■ GOAL:
Give back exactly the lines from the beginning of the listing below to the line holding "import numpy as np", both ends included; the pictures stay out.

■ Records with drawing code:
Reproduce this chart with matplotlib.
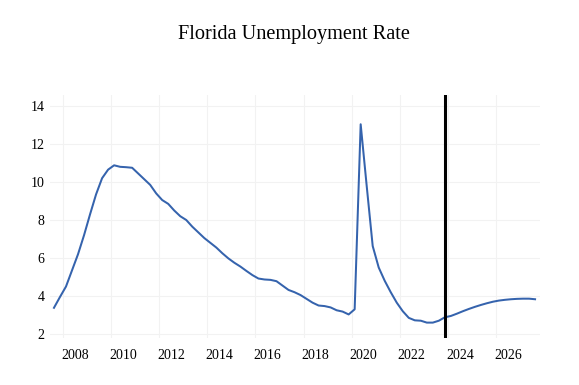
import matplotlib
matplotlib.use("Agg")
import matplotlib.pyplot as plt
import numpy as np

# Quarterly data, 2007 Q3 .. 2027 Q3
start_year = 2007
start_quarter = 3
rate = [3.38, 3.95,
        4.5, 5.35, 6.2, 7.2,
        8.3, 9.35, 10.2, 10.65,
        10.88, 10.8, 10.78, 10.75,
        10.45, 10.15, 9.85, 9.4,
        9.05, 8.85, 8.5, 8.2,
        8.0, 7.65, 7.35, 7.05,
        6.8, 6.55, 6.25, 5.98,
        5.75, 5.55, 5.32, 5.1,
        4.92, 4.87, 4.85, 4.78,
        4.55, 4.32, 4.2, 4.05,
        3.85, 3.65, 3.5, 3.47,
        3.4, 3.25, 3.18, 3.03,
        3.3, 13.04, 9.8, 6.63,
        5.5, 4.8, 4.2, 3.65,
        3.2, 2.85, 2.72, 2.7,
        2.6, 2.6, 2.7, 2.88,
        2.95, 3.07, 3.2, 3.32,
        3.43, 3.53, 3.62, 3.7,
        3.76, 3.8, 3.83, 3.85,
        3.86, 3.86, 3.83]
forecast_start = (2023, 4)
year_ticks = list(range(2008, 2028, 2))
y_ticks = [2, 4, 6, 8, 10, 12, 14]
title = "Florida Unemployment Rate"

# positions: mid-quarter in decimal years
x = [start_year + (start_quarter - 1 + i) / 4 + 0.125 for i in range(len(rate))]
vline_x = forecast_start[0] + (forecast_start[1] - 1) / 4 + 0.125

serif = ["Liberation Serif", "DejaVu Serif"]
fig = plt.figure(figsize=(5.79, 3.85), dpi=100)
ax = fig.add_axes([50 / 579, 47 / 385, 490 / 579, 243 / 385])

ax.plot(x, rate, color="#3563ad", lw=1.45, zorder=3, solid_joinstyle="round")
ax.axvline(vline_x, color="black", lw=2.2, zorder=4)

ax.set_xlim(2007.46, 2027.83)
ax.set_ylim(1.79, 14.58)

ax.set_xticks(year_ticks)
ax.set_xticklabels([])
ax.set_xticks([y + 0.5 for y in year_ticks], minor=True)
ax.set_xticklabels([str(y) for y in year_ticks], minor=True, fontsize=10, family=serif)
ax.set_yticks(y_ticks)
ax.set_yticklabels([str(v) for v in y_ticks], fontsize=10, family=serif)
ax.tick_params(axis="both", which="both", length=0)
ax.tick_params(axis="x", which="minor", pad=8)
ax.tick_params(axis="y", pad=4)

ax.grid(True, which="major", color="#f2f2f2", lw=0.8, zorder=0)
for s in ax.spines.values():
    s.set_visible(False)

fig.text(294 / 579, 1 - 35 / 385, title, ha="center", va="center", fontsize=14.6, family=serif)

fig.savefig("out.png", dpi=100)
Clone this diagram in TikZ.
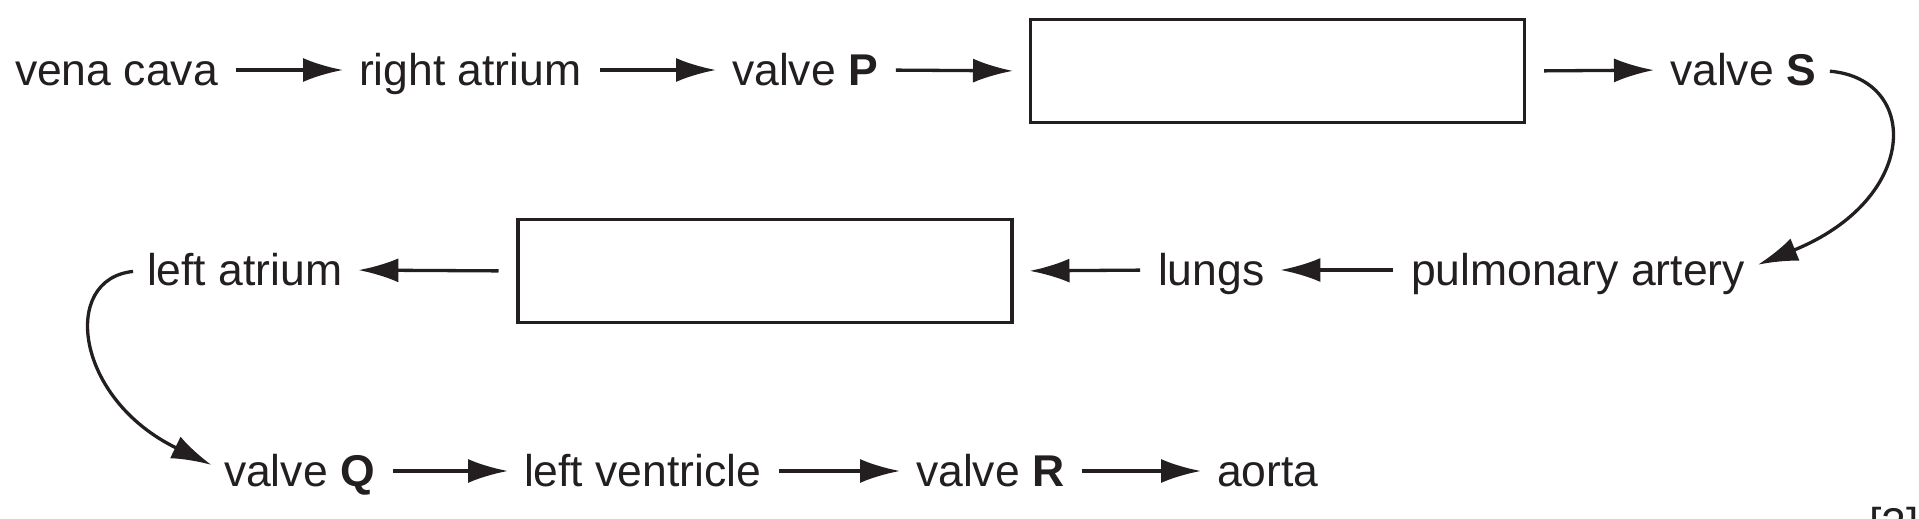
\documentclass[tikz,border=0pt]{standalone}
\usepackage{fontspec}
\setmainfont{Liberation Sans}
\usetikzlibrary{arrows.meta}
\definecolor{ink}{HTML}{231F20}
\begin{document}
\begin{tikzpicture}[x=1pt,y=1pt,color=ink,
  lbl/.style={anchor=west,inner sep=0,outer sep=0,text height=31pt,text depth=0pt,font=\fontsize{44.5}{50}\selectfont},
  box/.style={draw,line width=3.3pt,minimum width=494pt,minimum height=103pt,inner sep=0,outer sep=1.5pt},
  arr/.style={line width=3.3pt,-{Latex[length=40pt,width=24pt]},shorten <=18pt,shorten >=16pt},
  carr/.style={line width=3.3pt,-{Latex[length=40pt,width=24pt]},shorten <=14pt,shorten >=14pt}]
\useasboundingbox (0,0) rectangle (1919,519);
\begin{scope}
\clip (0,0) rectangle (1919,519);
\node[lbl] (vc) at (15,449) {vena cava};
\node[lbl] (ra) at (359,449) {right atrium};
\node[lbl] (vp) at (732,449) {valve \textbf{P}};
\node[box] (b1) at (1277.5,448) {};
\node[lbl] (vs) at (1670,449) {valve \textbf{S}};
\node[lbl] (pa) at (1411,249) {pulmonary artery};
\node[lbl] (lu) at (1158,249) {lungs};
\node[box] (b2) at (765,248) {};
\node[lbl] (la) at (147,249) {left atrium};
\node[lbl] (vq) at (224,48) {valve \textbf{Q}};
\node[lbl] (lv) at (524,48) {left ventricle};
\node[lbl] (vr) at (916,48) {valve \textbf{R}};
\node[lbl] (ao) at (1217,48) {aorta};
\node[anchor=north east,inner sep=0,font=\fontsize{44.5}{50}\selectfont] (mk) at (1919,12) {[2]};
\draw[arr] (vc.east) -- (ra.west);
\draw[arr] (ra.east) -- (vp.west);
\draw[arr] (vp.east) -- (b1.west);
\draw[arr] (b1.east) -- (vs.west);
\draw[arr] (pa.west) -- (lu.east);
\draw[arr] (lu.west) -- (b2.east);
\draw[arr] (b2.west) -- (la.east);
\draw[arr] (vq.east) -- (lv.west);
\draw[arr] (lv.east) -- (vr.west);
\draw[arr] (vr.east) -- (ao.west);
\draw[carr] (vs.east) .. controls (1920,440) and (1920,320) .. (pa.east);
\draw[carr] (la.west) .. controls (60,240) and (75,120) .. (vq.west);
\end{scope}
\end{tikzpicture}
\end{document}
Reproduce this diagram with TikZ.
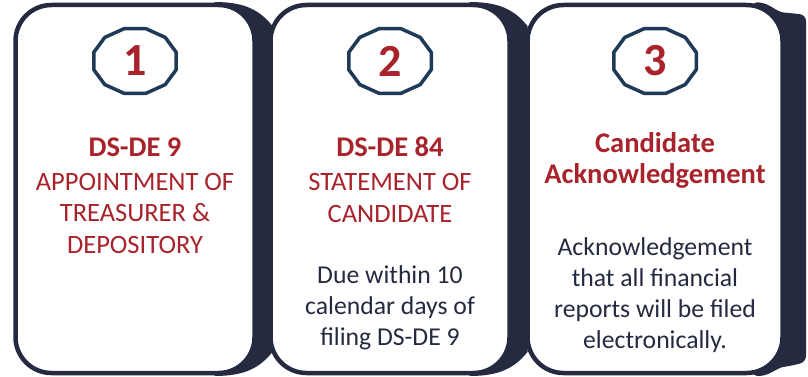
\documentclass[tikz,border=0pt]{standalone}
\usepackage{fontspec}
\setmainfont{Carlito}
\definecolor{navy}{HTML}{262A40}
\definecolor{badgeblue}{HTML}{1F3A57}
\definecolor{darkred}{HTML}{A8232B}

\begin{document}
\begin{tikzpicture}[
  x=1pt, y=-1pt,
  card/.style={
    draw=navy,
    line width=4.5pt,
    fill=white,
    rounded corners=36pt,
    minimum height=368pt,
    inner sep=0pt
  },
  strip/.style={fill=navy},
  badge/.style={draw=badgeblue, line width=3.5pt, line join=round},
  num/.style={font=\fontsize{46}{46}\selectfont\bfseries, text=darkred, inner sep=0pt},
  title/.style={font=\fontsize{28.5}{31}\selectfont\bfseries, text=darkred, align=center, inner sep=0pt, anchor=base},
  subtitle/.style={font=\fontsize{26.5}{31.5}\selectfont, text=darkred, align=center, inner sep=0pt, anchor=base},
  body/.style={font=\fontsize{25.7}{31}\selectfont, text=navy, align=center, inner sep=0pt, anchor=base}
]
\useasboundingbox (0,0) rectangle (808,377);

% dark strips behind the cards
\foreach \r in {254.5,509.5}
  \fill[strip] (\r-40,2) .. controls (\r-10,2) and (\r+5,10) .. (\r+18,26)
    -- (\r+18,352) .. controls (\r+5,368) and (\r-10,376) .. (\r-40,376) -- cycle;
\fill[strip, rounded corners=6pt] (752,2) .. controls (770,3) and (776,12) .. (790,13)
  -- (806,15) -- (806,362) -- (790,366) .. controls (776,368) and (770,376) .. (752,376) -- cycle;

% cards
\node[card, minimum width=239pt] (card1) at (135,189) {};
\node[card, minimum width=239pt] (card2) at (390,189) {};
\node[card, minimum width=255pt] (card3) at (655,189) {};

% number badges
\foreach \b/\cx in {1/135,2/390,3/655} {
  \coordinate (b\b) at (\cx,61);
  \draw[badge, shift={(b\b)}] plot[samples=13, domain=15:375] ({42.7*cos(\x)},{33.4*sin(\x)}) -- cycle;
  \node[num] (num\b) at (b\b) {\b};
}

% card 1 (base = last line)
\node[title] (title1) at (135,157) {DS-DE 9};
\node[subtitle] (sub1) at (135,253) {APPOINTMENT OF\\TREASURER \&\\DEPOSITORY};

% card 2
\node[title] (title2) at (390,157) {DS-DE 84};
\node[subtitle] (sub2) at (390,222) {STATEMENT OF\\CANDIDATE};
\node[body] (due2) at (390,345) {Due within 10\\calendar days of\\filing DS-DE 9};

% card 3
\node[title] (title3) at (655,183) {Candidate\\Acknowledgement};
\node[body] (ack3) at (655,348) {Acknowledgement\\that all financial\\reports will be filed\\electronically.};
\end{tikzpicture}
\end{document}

■ ANSWER TO THE TASK:
Reproduce this chart with matplotlib.
import matplotlib
matplotlib.use("Agg")
import matplotlib.pyplot as plt
import numpy as np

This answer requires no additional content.